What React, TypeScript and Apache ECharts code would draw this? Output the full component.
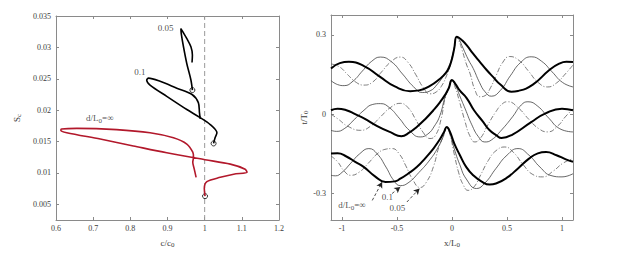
import React, { useEffect, useRef } from 'react';
import * as echarts from 'echarts';

// ---------- Left panel data (c/c0 vs S_c) ----------
const leftXTicks = [0.6, 0.7, 0.8, 0.9, 1, 1.1, 1.2];
const leftYTicks = [0.005, 0.01, 0.015, 0.02, 0.025, 0.03, 0.035];

const infC = [1.001, 0.999, 1.006, 1.042, 1.078, 1.114, 1.109, 1.069, 1.001, 0.898, 0.808, 0.719, 0.629, 0.613, 0.615, 0.656, 0.763, 0.853, 0.916, 0.952, 0.968, 0.97, 0.968, 0.972, 0.977];
const infS = [0.0063, 0.0075, 0.0086, 0.0093, 0.0098, 0.0101, 0.0106, 0.0114, 0.0121, 0.0132, 0.0143, 0.0154, 0.0164, 0.0168, 0.017, 0.0171, 0.0169, 0.0164, 0.0156, 0.0146, 0.0133, 0.0125, 0.0117, 0.0106, 0.0093];

const d01C = [1.024, 1.028, 1.033, 1.015, 0.988, 0.952, 0.898, 0.853, 0.844, 0.849, 0.88, 0.925, 0.966, 0.983, 0.986, 0.988];
const d01S = [0.0147, 0.0156, 0.0164, 0.0177, 0.0188, 0.0201, 0.0222, 0.024, 0.0248, 0.0251, 0.0246, 0.0235, 0.0225, 0.0212, 0.0196, 0.0186];

const d005C = [0.967, 0.963, 0.952, 0.943, 0.937, 0.936, 0.941, 0.952, 0.963, 0.967, 0.966];
const d005S = [0.0232, 0.0248, 0.0274, 0.0301, 0.0322, 0.033, 0.0325, 0.0314, 0.0301, 0.0288, 0.0276];

// ---------- Right panel data (x/L0 vs t/T0) ----------
const rightXTicks = [-1, -0.5, 0, 0.5, 1];
const rightYTicks = [-0.3, 0, 0.3];

// top group
const topInfX = [-1.1, -1.02, -0.937, -0.8, -0.66, -0.52, -0.38, -0.3, -0.2, -0.12, -0.048, -0.02, 0.0, 0.02, 0.042, 0.06, 0.09, 0.133, 0.19, 0.253, 0.313, 0.373, 0.44, 0.54, 0.6, 0.735, 0.885, 0.97, 1.04, 1.1];
const topInfY = [0.173, 0.193, 0.198, 0.182, 0.143, 0.105, 0.087, 0.09, 0.107, 0.13, 0.16, 0.183, 0.21, 0.248, 0.293, 0.29, 0.28, 0.261, 0.23, 0.198, 0.168, 0.141, 0.112, 0.085, 0.088, 0.112, 0.167, 0.19, 0.198, 0.197];
const top01X = [-1.1, -1.04, -0.98, -0.9, -0.815, -0.73, -0.65, -0.55, -0.45, -0.35, -0.27, -0.2, -0.13, -0.07, -0.03, 0.0, 0.02, 0.042, 0.06, 0.1, 0.15, 0.193, 0.25, 0.3, 0.358, 0.44, 0.53, 0.625, 0.72, 0.815, 0.91, 1.005, 1.1];
const top01Y = [0.127, 0.112, 0.108, 0.125, 0.163, 0.2, 0.216, 0.198, 0.152, 0.104, 0.082, 0.088, 0.115, 0.15, 0.18, 0.215, 0.25, 0.291, 0.286, 0.25, 0.205, 0.173, 0.12, 0.085, 0.068, 0.09, 0.145, 0.196, 0.217, 0.2, 0.16, 0.12, 0.103];
const top005X = [-1.1, -1.02, -0.95, -0.87, -0.8, -0.72, -0.64, -0.555, -0.47, -0.4, -0.33, -0.26, -0.2, -0.14, -0.09, -0.05, -0.02, 0.0, 0.02, 0.042, 0.06, 0.09, 0.13, 0.163, 0.21, 0.253, 0.3, 0.35, 0.4, 0.46, 0.524, 0.61, 0.697, 0.783, 0.87, 0.95, 1.03, 1.1];
const top005Y = [0.19, 0.178, 0.15, 0.12, 0.11, 0.122, 0.16, 0.198, 0.216, 0.196, 0.15, 0.1, 0.077, 0.085, 0.11, 0.145, 0.18, 0.21, 0.248, 0.29, 0.28, 0.245, 0.19, 0.155, 0.09, 0.066, 0.07, 0.1, 0.145, 0.195, 0.218, 0.203, 0.162, 0.12, 0.103, 0.118, 0.152, 0.186];

// middle group
const midInfX = [-1.1, -1.04, -0.96, -0.88, -0.8, -0.68, -0.56, -0.46, -0.39, -0.32, -0.24, -0.169, -0.11, -0.063, -0.03, 0.0, 0.03, 0.07, 0.133, 0.2, 0.283, 0.34, 0.404, 0.45, 0.55, 0.72, 0.85, 1.0, 1.1];
const midInfY = [0.015, 0.021, 0.015, 0.0, -0.016, -0.045, -0.068, -0.083, -0.07, -0.048, -0.017, 0.015, 0.045, 0.073, 0.098, 0.129, 0.115, 0.09, 0.061, 0.015, -0.029, -0.06, -0.08, -0.09, -0.077, -0.03, 0.003, 0.021, 0.015];
const mid01X = [-1.1, -1.05, -0.98, -0.9, -0.8, -0.72, -0.65, -0.57, -0.48, -0.39, -0.29, -0.22, -0.16, -0.11, -0.063, -0.03, 0.0, 0.03, 0.07, 0.12, 0.18, 0.24, 0.298, 0.36, 0.45, 0.55, 0.63, 0.69, 0.78, 0.88, 0.98, 1.1];
const mid01Y = [-0.061, -0.065, -0.055, -0.025, 0.015, 0.037, 0.04, 0.025, -0.015, -0.06, -0.086, -0.075, -0.045, -0.005, 0.065, 0.098, 0.127, 0.11, 0.07, 0.02, -0.04, -0.085, -0.105, -0.097, -0.06, -0.01, 0.035, 0.047, 0.03, -0.015, -0.055, -0.067];
const mid005X = [-1.1, -1.03, -0.95, -0.83, -0.74, -0.65, -0.56, -0.47, -0.4, -0.33, -0.26, -0.2, -0.15, -0.1, -0.063, -0.03, 0.0, 0.03, 0.07, 0.12, 0.16, 0.208, 0.26, 0.32, 0.4, 0.46, 0.509, 0.6, 0.7, 0.79, 0.87, 0.96, 1.03, 1.1];
const mid005Y = [0.0, -0.02, -0.045, -0.061, -0.045, -0.01, 0.025, 0.041, 0.025, -0.02, -0.07, -0.092, -0.08, -0.02, 0.06, 0.097, 0.126, 0.1, 0.045, -0.03, -0.08, -0.105, -0.09, -0.045, 0.01, 0.04, 0.047, 0.025, -0.02, -0.055, -0.067, -0.045, -0.01, 0.02];

// bottom group
const botInfX = [-1.1, -1.04, -0.96, -0.88, -0.8, -0.7, -0.605, -0.52, -0.47, -0.4, -0.32, -0.24, -0.169, -0.11, -0.07, -0.048, -0.02, 0.02, 0.072, 0.13, 0.193, 0.27, 0.343, 0.4, 0.5, 0.6, 0.7, 0.78, 0.855, 0.95, 1.03, 1.1];
const botInfY = [-0.149, -0.148, -0.16, -0.18, -0.2, -0.235, -0.256, -0.254, -0.244, -0.225, -0.2, -0.165, -0.13, -0.095, -0.065, -0.048, -0.065, -0.11, -0.155, -0.2, -0.231, -0.255, -0.266, -0.262, -0.24, -0.205, -0.168, -0.148, -0.143, -0.155, -0.17, -0.18];
const bot01X = [-1.1, -1.06, -1.0, -0.92, -0.84, -0.756, -0.68, -0.6, -0.53, -0.47, -0.4, -0.3, -0.2, -0.13, -0.08, -0.048, -0.02, 0.02, 0.07, 0.13, 0.223, 0.3, 0.4, 0.5, 0.6, 0.7, 0.8, 0.9, 1.0, 1.1];
const bot01Y = [-0.231, -0.233, -0.22, -0.185, -0.15, -0.13, -0.15, -0.2, -0.25, -0.27, -0.26, -0.22, -0.172, -0.128, -0.085, -0.05, -0.07, -0.13, -0.19, -0.245, -0.281, -0.26, -0.205, -0.155, -0.13, -0.155, -0.2, -0.232, -0.237, -0.225];
const bot005X = [-1.1, -1.04, -0.98, -0.92, -0.84, -0.76, -0.68, -0.61, -0.545, -0.48, -0.42, -0.36, -0.29, -0.23, -0.17, -0.12, -0.08, -0.048, -0.02, 0.02, 0.06, 0.1, 0.147, 0.2, 0.26, 0.33, 0.4, 0.48, 0.56, 0.645, 0.735, 0.825, 0.92, 1.01, 1.1];
const bot005Y = [-0.158, -0.18, -0.215, -0.231, -0.218, -0.185, -0.15, -0.133, -0.13, -0.15, -0.195, -0.245, -0.277, -0.255, -0.2, -0.125, -0.085, -0.052, -0.075, -0.15, -0.22, -0.265, -0.288, -0.275, -0.23, -0.175, -0.138, -0.124, -0.145, -0.19, -0.228, -0.237, -0.215, -0.185, -0.168];

// annotation arrows (from label toward trough), in data units
const arrowFrom = [[-0.725, -0.326], [-0.545, -0.3], [-0.41, -0.332]];
const arrowTo = [[-0.635, -0.256], [-0.47, -0.275], [-0.295, -0.281]];

const zip = (a: number[], b: number[]) => a.map((v, i) => [v, b[i]]);

const FONT = 'Liberation Serif';
const AX = '#8a8a8a';
const LBL = '#3c3c3c';

function App() {
  const ref = useRef<HTMLDivElement>(null);
  useEffect(() => {
    if (!ref.current) return;
    const chart = echarts.init(ref.current, null, { renderer: 'svg' });

    const mkX = (gi: number, min: number, max: number, ticks: number[], pos: 'bottom' | 'top', name?: any) => ({
      type: 'value', gridIndex: gi, min, max, position: pos,
      axisLine: { show: true, onZero: false, lineStyle: { color: AX, width: 1 } },
      axisTick: { show: true, inside: true, length: 3, customValues: ticks, lineStyle: { color: AX } },
      axisLabel: pos === 'bottom' ? { show: true, customValues: ticks, color: LBL, fontFamily: FONT, fontSize: 8, margin: 4 } : { show: false },
      splitLine: { show: false },
      ...(name || {}),
    });
    const mkY = (gi: number, min: number, max: number, ticks: number[], pos: 'left' | 'right', name?: any) => ({
      type: 'value', gridIndex: gi, min, max, position: pos,
      axisLine: { show: true, onZero: false, lineStyle: { color: AX, width: 1 } },
      axisTick: { show: true, inside: true, length: 3, customValues: ticks, lineStyle: { color: AX } },
      axisLabel: pos === 'left' ? { show: true, customValues: ticks, color: LBL, fontFamily: FONT, fontSize: 8, margin: 5 } : { show: false },
      splitLine: { show: false },
      ...(name || {}),
    });

    const subRich = { sub: { fontFamily: FONT, fontSize: 7, color: LBL, verticalAlign: 'bottom', padding: [4, 0, 0, 0] } };
    const nameStyle = { fontFamily: FONT, fontSize: 9, color: LBL, rich: subRich };

    const base = { type: 'line', xAxisIndex: 2, yAxisIndex: 2, showSymbol: false, smooth: 0.5, silent: true };
    const thick = (x: number[], y: number[]) => ({ ...base, data: zip(x, y), lineStyle: { color: '#000', width: 2 } });
    const thin = (x: number[], y: number[]) => ({ ...base, data: zip(x, y), lineStyle: { color: '#404040', width: 0.8 } });
    const dashdot = (x: number[], y: number[]) => ({ ...base, data: zip(x, y), lineStyle: { color: '#5a5a5a', width: 0.8, type: [5, 2, 1, 2] } });

    const labelSeries = (xi: number, pts: { v: number[]; t: string }[]) => ({
      type: 'scatter', xAxisIndex: xi, yAxisIndex: xi, symbolSize: 0, silent: true,
      data: pts.map((p) => ({
        value: p.v,
        label: {
          show: true, position: 'inside', formatter: p.t, color: '#222', fontFamily: FONT, fontSize: 9,
          rich: { sub: { fontFamily: FONT, fontSize: 7, color: '#222', padding: [5, 0, 0, 0] } },
        },
      })),
    });

    const option: any = {
      animation: false,
      grid: [
        { left: 56, top: 16, width: 223, height: 205 },
        { left: 331, top: 15, width: 242, height: 206 },
      ],
      xAxis: [
        mkX(0, 0.6, 1.2, leftXTicks, 'bottom', { name: 'c/c{sub|0}', nameLocation: 'middle', nameGap: 17, nameTextStyle: nameStyle }),
        mkX(0, 0.6, 1.2, leftXTicks, 'top'),
        mkX(1, -1.1, 1.1, rightXTicks, 'bottom', { name: 'x/L{sub|0}', nameLocation: 'middle', nameGap: 17, nameTextStyle: nameStyle }),
        mkX(1, -1.1, 1.1, rightXTicks, 'top'),
      ],
      yAxis: [
        mkY(0, 0.0025, 0.035, leftYTicks, 'left', { name: 'S{sub|c}', nameLocation: 'middle', nameGap: 34, nameRotate: 90, nameTextStyle: nameStyle }),
        mkY(0, 0.0025, 0.035, leftYTicks, 'right'),
        mkY(1, -0.4, 0.375, rightYTicks, 'left', { name: 't/T{sub|0}', nameLocation: 'middle', nameGap: 22, nameRotate: 90, nameTextStyle: nameStyle }),
        mkY(1, -0.4, 0.375, rightYTicks, 'right'),
      ],
      series: [
        // left panel
        {
          type: 'line', xAxisIndex: 0, yAxisIndex: 0, data: [[1, 0.0025], [1, 0.035]], showSymbol: false,
          lineStyle: { color: '#999', width: 1, type: [5, 3] }, silent: true,
        },
        { type: 'line', xAxisIndex: 0, yAxisIndex: 0, data: zip(infC, infS), showSymbol: false, smooth: 0.3, lineStyle: { color: '#B2182B', width: 1.6 }, silent: true },
        { type: 'line', xAxisIndex: 0, yAxisIndex: 0, data: zip(d01C, d01S), showSymbol: false, smooth: 0.3, lineStyle: { color: '#000', width: 1.6 }, silent: true },
        { type: 'line', xAxisIndex: 0, yAxisIndex: 0, data: zip(d005C, d005S), showSymbol: false, smooth: 0.3, lineStyle: { color: '#000', width: 1.6 }, silent: true },
        {
          type: 'scatter', xAxisIndex: 0, yAxisIndex: 0, symbol: 'circle', symbolSize: 5, silent: true,
          itemStyle: { color: '#fff', borderColor: '#000', borderWidth: 1 },
          data: [[infC[0], infS[0]], [d01C[0], d01S[0]], [d005C[0], d005S[0]]],
        },
        labelSeries(0, [
          { v: [0.895, 0.0331], t: '0.05' },
          { v: [0.826, 0.026], t: '0.1' },
          { v: [0.718, 0.0187], t: 'd/L{sub|0}=∞' },
        ]),
        // right panel
        dashdot(top005X, top005Y), thin(top01X, top01Y), thick(topInfX, topInfY),
        dashdot(mid005X, mid005Y), thin(mid01X, mid01Y), thick(midInfX, midInfY),
        dashdot(bot005X, bot005Y), thin(bot01X, bot01Y), thick(botInfX, botInfY),
        {
          type: 'line', xAxisIndex: 2, yAxisIndex: 2, data: [], silent: true,
          markLine: {
            silent: true, symbol: ['none', 'arrow'], symbolSize: [5, 6], label: { show: false },
            lineStyle: { color: '#222', width: 0.8, type: [3, 2] },
            data: arrowFrom.map((f, i) => [{ coord: f }, { coord: arrowTo[i] }]),
          },
        },
        labelSeries(2, [
          { v: [-0.91, -0.345], t: 'd/L{sub|0}=∞' },
          { v: [-0.587, -0.314], t: '0.1' },
          { v: [-0.497, -0.356], t: '0.05' },
        ]),
      ],
    };
    chart.setOption(option);
    return () => chart.dispose();
  }, []);
  return <div ref={ref} style={{ position: 'fixed', left: 0, top: 0, width: 617, height: 253, background: '#fff' }} />;
}

export default App;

= TASK DIRECTIONS =
The lines from the top of the data above through the one holding "0.0212, 0.0196, 0.0186];" are to be repeated exactly, and only those, with no pictures.

= REPLY TO THE TASK =
What React, TypeScript and Apache ECharts code would draw this? Output the full component.
import React, { useEffect, useRef } from 'react';
import * as echarts from 'echarts';

// ---------- Left panel data (c/c0 vs S_c) ----------
const leftXTicks = [0.6, 0.7, 0.8, 0.9, 1, 1.1, 1.2];
const leftYTicks = [0.005, 0.01, 0.015, 0.02, 0.025, 0.03, 0.035];

const infC = [1.001, 0.999, 1.006, 1.042, 1.078, 1.114, 1.109, 1.069, 1.001, 0.898, 0.808, 0.719, 0.629, 0.613, 0.615, 0.656, 0.763, 0.853, 0.916, 0.952, 0.968, 0.97, 0.968, 0.972, 0.977];
const infS = [0.0063, 0.0075, 0.0086, 0.0093, 0.0098, 0.0101, 0.0106, 0.0114, 0.0121, 0.0132, 0.0143, 0.0154, 0.0164, 0.0168, 0.017, 0.0171, 0.0169, 0.0164, 0.0156, 0.0146, 0.0133, 0.0125, 0.0117, 0.0106, 0.0093];

const d01C = [1.024, 1.028, 1.033, 1.015, 0.988, 0.952, 0.898, 0.853, 0.844, 0.849, 0.88, 0.925, 0.966, 0.983, 0.986, 0.988];
const d01S = [0.0147, 0.0156, 0.0164, 0.0177, 0.0188, 0.0201, 0.0222, 0.024, 0.0248, 0.0251, 0.0246, 0.0235, 0.0225, 0.0212, 0.0196, 0.0186];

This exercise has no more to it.